_DATASET:_
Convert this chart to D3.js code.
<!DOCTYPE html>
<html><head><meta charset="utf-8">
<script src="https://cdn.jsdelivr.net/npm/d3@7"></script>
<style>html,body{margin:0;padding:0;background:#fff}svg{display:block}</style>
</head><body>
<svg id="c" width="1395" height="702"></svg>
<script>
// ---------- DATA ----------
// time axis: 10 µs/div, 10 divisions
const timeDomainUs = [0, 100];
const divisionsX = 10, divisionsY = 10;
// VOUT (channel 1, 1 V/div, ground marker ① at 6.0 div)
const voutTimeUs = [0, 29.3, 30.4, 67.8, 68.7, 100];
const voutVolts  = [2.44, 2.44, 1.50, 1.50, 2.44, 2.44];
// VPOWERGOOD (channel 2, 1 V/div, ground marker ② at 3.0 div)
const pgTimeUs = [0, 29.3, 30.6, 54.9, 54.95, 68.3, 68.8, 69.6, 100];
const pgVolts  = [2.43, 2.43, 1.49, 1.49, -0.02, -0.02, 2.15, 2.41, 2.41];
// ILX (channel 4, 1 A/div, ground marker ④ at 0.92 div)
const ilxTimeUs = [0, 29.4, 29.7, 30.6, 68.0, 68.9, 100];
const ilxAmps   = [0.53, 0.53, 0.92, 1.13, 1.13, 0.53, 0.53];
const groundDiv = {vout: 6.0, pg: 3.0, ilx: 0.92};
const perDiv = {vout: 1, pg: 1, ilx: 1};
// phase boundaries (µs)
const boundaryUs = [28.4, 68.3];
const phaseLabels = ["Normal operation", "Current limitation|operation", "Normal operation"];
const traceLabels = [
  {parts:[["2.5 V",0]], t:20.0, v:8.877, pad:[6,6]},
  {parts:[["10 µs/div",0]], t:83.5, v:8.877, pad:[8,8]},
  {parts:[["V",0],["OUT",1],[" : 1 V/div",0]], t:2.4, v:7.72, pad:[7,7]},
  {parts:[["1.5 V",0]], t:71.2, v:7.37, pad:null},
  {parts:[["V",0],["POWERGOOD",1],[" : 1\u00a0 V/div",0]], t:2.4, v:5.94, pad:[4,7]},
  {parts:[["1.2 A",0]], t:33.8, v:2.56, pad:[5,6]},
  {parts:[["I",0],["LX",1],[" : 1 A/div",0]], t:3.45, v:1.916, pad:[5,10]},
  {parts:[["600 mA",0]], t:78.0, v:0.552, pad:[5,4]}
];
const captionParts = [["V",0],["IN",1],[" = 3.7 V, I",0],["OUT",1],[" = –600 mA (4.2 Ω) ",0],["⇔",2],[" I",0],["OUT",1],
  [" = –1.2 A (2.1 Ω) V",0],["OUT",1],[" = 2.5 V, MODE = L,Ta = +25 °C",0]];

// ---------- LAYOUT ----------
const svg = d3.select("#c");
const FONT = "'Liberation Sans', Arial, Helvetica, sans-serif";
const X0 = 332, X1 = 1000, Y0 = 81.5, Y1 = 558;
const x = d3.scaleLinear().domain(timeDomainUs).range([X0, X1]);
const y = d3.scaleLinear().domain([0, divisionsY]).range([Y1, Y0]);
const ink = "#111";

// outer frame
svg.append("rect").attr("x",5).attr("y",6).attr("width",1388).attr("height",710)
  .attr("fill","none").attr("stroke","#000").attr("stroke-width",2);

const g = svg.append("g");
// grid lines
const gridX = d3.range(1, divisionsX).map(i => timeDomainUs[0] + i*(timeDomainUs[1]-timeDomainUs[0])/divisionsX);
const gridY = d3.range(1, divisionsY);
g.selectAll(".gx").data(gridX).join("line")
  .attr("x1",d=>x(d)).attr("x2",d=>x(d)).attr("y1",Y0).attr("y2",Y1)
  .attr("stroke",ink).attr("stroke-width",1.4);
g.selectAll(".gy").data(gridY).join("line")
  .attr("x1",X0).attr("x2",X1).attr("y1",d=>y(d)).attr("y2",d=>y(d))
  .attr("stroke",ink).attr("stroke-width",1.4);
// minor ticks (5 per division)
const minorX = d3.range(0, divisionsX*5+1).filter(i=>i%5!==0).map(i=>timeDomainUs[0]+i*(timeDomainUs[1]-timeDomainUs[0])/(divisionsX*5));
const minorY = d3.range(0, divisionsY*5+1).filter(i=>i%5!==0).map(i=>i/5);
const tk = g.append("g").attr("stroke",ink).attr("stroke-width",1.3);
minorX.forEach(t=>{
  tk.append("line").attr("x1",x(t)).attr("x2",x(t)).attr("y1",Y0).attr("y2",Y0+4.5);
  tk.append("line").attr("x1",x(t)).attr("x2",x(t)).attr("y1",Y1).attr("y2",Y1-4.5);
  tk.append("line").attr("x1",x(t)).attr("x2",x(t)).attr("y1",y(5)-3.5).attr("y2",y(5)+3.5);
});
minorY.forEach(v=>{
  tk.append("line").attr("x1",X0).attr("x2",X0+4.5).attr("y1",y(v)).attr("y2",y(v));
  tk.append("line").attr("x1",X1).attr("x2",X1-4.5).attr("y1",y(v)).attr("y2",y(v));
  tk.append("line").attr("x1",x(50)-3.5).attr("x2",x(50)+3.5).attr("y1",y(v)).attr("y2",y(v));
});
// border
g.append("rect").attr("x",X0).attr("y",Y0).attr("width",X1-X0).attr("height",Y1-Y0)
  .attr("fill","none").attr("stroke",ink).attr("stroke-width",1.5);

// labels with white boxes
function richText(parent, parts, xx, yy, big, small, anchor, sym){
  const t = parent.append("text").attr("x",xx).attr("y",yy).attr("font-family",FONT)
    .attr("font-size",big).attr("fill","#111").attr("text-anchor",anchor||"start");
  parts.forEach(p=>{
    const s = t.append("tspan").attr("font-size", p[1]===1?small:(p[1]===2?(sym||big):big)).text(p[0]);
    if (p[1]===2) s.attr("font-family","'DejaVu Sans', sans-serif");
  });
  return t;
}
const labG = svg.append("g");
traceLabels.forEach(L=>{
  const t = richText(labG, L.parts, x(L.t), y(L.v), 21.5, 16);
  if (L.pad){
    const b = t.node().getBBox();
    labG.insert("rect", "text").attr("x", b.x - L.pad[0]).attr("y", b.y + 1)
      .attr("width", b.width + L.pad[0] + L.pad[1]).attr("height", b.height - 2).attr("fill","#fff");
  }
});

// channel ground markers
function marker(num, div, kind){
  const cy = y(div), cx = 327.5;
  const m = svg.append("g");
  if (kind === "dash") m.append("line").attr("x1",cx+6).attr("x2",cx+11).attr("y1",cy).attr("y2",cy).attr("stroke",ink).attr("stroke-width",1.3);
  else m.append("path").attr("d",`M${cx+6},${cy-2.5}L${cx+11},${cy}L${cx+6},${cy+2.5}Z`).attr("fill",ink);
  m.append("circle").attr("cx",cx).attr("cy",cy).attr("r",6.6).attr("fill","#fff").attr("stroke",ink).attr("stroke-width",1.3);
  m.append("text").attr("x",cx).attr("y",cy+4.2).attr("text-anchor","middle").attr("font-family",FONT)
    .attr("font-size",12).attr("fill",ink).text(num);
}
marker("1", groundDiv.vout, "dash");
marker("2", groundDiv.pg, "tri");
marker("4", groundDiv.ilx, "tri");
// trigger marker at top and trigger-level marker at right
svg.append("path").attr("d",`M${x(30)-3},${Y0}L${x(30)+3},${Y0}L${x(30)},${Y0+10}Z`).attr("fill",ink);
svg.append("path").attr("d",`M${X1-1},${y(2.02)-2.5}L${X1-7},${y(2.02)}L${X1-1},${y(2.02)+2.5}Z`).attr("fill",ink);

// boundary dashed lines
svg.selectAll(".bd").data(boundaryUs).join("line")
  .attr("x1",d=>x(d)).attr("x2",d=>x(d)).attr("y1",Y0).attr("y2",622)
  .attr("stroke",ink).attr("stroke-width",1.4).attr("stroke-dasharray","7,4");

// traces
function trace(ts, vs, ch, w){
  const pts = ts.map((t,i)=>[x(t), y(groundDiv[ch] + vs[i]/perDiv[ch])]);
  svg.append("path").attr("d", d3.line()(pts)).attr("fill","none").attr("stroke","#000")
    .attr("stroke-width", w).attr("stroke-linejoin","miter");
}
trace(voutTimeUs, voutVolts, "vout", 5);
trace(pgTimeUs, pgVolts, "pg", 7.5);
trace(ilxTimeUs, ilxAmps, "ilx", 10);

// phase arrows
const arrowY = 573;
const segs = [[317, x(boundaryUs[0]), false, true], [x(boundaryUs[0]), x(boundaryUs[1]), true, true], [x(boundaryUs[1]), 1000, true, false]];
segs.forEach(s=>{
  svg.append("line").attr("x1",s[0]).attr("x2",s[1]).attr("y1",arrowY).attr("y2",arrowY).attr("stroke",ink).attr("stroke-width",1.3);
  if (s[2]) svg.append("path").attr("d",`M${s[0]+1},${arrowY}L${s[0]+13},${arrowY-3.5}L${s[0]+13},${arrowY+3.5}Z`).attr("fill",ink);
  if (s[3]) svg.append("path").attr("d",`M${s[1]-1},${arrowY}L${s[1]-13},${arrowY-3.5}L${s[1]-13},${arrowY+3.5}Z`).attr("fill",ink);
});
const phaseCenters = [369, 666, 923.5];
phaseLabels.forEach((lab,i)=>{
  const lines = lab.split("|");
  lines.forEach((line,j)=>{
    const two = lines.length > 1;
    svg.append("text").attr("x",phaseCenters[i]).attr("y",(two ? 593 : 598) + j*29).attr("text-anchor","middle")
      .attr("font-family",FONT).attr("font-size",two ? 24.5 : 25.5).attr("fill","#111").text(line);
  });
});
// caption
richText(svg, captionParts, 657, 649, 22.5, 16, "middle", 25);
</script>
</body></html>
---
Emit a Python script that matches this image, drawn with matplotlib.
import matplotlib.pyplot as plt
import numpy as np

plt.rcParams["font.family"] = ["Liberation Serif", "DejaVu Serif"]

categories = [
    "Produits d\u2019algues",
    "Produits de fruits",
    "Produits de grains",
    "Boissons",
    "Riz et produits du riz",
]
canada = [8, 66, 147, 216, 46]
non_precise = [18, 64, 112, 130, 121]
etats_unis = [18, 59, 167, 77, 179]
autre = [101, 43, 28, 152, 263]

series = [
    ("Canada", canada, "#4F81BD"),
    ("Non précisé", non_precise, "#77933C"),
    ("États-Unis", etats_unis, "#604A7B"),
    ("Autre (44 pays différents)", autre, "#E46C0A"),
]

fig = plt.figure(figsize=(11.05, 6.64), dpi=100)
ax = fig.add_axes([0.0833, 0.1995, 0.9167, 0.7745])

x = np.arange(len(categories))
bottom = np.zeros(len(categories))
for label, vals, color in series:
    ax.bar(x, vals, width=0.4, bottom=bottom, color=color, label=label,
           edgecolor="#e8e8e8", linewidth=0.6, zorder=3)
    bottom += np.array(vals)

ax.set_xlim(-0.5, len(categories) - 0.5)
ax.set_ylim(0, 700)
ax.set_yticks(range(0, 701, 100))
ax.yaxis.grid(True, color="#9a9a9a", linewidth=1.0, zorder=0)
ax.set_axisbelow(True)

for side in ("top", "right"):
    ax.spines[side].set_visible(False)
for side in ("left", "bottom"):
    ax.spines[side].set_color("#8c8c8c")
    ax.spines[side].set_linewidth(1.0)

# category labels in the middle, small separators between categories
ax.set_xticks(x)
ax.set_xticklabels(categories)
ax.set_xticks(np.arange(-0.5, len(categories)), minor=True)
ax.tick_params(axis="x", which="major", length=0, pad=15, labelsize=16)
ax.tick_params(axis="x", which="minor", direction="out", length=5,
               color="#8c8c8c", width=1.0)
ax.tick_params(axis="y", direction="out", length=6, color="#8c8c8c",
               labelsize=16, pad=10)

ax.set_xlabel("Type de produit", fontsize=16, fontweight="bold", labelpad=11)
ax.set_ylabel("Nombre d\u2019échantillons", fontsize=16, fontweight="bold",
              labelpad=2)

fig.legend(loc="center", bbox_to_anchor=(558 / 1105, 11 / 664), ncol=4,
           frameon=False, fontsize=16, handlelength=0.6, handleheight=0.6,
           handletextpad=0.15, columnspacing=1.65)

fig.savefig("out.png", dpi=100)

_WORK TO DO:_ Retype the portion of the data above that starts on the line with "Emit a Python" and finishes on the line with "ax = fig.add_axes([0.0833, 0.1995, 0.9167, 0.7745])", including both of those lines.

_TASK SOLUTION:_
Emit a Python script that matches this image, drawn with matplotlib.
import matplotlib.pyplot as plt
import numpy as np

plt.rcParams["font.family"] = ["Liberation Serif", "DejaVu Serif"]

categories = [
    "Produits d\u2019algues",
    "Produits de fruits",
    "Produits de grains",
    "Boissons",
    "Riz et produits du riz",
]
canada = [8, 66, 147, 216, 46]
non_precise = [18, 64, 112, 130, 121]
etats_unis = [18, 59, 167, 77, 179]
autre = [101, 43, 28, 152, 263]

series = [
    ("Canada", canada, "#4F81BD"),
    ("Non précisé", non_precise, "#77933C"),
    ("États-Unis", etats_unis, "#604A7B"),
    ("Autre (44 pays différents)", autre, "#E46C0A"),
]

fig = plt.figure(figsize=(11.05, 6.64), dpi=100)
ax = fig.add_axes([0.0833, 0.1995, 0.9167, 0.7745])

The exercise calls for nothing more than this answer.